**The request:**
Leave out every picture, and retype exactly the lines from the line with "Clone this chart in Apache ECharts." through the line with "var font = 'Liberation", both ends included.

— Start of Records shown —

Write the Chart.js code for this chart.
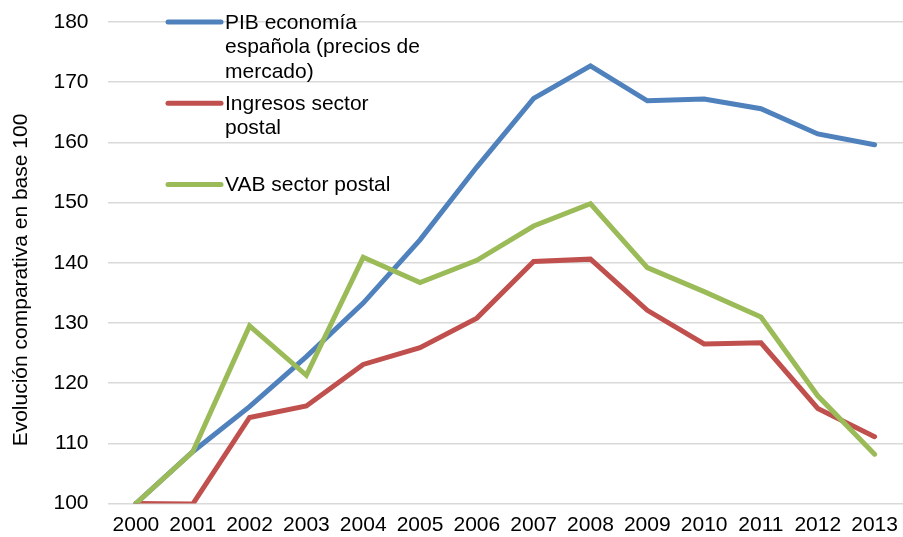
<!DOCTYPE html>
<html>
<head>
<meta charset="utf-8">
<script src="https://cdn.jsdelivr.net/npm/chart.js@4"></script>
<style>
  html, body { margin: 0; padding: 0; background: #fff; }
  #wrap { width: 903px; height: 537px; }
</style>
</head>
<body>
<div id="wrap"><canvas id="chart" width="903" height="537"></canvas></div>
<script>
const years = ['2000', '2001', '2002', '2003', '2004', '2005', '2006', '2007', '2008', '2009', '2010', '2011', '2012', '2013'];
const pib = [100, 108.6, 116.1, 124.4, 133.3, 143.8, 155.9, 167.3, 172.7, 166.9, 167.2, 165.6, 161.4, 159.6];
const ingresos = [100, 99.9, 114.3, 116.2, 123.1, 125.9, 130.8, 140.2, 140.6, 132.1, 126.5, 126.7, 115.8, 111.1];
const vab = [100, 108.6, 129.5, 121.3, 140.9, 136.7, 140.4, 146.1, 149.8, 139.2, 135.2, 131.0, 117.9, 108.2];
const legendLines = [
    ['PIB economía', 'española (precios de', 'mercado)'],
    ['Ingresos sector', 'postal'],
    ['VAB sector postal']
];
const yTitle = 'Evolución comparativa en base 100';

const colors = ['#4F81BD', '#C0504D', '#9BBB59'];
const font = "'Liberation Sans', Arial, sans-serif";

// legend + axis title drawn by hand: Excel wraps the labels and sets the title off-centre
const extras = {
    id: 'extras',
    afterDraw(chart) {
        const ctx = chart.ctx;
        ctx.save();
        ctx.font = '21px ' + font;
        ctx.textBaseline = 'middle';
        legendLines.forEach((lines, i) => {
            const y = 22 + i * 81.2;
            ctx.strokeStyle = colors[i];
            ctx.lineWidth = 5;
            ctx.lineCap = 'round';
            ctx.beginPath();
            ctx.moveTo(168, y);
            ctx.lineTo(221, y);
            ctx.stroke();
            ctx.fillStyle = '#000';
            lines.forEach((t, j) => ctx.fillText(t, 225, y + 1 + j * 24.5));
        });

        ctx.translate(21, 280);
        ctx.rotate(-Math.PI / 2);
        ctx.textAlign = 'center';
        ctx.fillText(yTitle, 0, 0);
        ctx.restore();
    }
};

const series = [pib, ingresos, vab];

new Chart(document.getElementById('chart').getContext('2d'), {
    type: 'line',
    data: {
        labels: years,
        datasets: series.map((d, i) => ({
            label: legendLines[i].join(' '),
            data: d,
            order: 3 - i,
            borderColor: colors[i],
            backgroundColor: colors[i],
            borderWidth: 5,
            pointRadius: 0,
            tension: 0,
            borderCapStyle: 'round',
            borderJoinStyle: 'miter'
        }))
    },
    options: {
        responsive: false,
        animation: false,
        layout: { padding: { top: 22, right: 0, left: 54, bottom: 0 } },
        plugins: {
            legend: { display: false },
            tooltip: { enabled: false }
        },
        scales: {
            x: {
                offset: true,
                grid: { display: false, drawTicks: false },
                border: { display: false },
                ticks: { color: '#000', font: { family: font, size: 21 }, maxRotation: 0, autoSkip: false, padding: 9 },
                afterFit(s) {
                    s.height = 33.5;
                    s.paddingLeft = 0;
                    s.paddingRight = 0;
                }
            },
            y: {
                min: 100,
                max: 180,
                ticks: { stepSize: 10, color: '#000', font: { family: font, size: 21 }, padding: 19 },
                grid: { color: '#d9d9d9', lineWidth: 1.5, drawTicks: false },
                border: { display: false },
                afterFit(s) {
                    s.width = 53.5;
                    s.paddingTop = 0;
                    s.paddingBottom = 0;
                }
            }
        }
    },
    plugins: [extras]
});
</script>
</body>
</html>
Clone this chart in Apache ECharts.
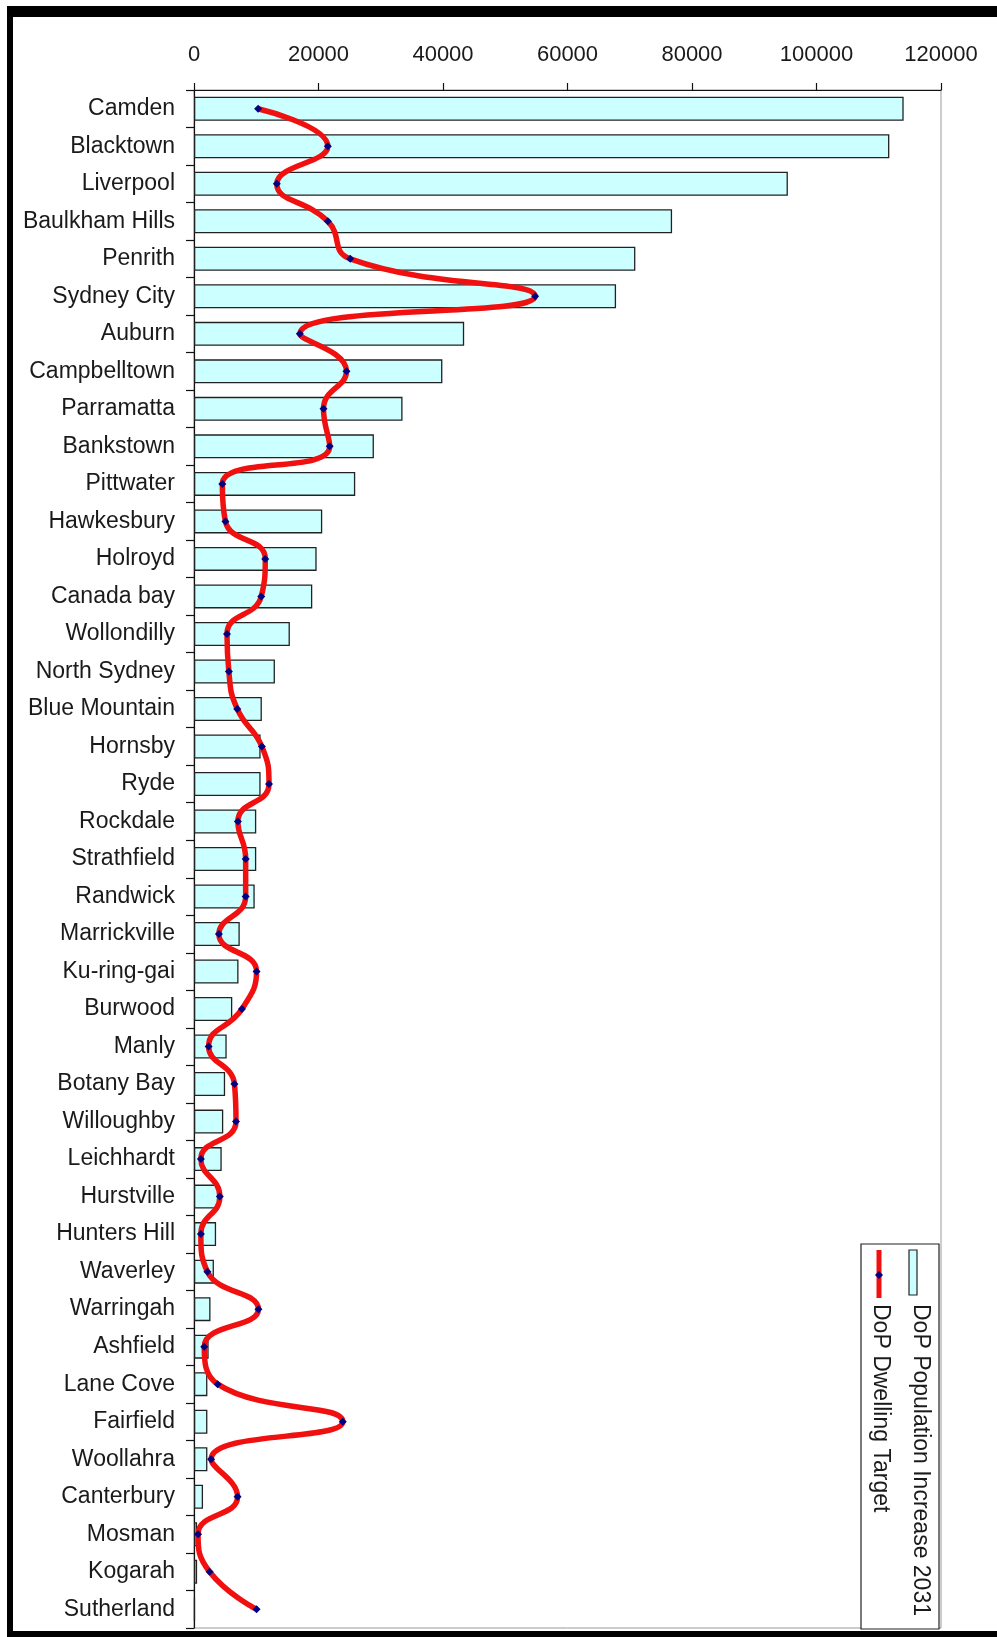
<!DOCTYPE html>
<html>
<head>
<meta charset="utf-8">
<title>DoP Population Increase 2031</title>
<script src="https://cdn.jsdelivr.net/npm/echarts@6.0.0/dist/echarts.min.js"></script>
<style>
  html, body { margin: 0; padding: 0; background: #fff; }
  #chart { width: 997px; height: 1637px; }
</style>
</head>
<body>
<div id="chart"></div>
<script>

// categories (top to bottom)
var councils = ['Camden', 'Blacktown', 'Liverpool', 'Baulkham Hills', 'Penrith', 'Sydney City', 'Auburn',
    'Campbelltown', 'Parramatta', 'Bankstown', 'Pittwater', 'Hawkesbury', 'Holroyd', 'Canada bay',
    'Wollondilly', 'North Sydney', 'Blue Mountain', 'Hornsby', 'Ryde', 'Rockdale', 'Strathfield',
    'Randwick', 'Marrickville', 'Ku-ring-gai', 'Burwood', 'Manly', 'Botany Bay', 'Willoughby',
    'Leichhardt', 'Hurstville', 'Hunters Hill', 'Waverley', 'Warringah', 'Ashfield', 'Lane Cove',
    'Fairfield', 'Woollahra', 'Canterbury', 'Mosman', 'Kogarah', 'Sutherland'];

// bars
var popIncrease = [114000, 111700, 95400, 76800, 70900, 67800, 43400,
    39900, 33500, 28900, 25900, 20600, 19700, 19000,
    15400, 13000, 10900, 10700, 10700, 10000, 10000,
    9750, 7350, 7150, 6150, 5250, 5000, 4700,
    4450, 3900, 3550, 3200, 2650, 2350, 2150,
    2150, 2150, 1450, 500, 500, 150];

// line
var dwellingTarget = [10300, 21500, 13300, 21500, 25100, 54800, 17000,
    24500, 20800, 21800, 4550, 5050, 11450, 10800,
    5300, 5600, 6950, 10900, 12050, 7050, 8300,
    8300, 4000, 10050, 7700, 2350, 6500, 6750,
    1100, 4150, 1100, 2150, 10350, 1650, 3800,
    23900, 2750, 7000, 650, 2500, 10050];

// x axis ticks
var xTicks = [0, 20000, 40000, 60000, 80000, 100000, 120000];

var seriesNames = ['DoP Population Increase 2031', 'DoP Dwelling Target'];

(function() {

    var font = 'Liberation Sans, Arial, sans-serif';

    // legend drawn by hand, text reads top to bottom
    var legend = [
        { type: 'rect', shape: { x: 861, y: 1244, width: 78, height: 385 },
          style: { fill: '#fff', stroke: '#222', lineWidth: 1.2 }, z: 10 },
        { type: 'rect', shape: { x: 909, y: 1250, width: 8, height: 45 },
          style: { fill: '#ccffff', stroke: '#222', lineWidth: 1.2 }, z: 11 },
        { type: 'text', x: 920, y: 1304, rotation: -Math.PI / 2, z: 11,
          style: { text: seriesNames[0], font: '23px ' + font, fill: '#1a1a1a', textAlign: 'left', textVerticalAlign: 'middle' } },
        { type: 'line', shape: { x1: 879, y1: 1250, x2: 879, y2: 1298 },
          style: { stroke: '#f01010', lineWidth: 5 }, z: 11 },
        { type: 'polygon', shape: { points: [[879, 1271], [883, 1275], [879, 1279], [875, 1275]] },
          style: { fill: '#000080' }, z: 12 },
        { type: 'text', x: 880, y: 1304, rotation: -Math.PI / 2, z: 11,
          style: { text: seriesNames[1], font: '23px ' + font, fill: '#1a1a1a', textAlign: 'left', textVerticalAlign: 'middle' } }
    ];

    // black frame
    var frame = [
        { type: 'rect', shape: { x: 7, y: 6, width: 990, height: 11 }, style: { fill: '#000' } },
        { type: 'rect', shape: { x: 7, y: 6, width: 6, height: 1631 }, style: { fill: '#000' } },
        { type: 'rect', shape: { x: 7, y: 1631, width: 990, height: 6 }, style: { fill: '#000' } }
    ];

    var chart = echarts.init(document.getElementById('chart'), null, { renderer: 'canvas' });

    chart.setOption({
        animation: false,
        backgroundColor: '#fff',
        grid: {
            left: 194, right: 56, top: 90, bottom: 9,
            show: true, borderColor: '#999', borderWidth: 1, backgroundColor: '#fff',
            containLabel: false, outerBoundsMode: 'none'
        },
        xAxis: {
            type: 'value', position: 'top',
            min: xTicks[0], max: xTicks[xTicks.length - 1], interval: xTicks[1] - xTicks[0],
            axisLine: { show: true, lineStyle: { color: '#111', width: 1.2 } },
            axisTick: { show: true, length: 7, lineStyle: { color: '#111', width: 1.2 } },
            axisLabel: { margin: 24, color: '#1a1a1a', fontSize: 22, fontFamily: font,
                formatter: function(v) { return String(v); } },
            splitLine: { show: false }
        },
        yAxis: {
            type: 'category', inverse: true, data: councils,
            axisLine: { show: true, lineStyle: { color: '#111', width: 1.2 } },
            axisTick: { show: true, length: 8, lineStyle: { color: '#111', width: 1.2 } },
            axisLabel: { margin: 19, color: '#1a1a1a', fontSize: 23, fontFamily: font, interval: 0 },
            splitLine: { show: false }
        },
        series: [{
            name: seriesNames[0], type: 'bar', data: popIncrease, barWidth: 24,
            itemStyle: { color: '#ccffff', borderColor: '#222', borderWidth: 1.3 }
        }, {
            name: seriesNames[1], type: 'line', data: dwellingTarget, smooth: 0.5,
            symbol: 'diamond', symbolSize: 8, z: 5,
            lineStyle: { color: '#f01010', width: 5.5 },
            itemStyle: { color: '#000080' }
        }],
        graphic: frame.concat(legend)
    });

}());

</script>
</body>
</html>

— End of Records shown —

**Task response:**
Clone this chart in Apache ECharts.
<!DOCTYPE html>
<html>
<head>
<meta charset="utf-8">
<title>DoP Population Increase 2031</title>
<script src="https://cdn.jsdelivr.net/npm/echarts@6.0.0/dist/echarts.min.js"></script>
<style>
  html, body { margin: 0; padding: 0; background: #fff; }
  #chart { width: 997px; height: 1637px; }
</style>
</head>
<body>
<div id="chart"></div>
<script>

// categories (top to bottom)
var councils = ['Camden', 'Blacktown', 'Liverpool', 'Baulkham Hills', 'Penrith', 'Sydney City', 'Auburn',
    'Campbelltown', 'Parramatta', 'Bankstown', 'Pittwater', 'Hawkesbury', 'Holroyd', 'Canada bay',
    'Wollondilly', 'North Sydney', 'Blue Mountain', 'Hornsby', 'Ryde', 'Rockdale', 'Strathfield',
    'Randwick', 'Marrickville', 'Ku-ring-gai', 'Burwood', 'Manly', 'Botany Bay', 'Willoughby',
    'Leichhardt', 'Hurstville', 'Hunters Hill', 'Waverley', 'Warringah', 'Ashfield', 'Lane Cove',
    'Fairfield', 'Woollahra', 'Canterbury', 'Mosman', 'Kogarah', 'Sutherland'];

// bars
var popIncrease = [114000, 111700, 95400, 76800, 70900, 67800, 43400,
    39900, 33500, 28900, 25900, 20600, 19700, 19000,
    15400, 13000, 10900, 10700, 10700, 10000, 10000,
    9750, 7350, 7150, 6150, 5250, 5000, 4700,
    4450, 3900, 3550, 3200, 2650, 2350, 2150,
    2150, 2150, 1450, 500, 500, 150];

// line
var dwellingTarget = [10300, 21500, 13300, 21500, 25100, 54800, 17000,
    24500, 20800, 21800, 4550, 5050, 11450, 10800,
    5300, 5600, 6950, 10900, 12050, 7050, 8300,
    8300, 4000, 10050, 7700, 2350, 6500, 6750,
    1100, 4150, 1100, 2150, 10350, 1650, 3800,
    23900, 2750, 7000, 650, 2500, 10050];

// x axis ticks
var xTicks = [0, 20000, 40000, 60000, 80000, 100000, 120000];

var seriesNames = ['DoP Population Increase 2031', 'DoP Dwelling Target'];

(function() {

    var font = 'Liberation Sans, Arial, sans-serif';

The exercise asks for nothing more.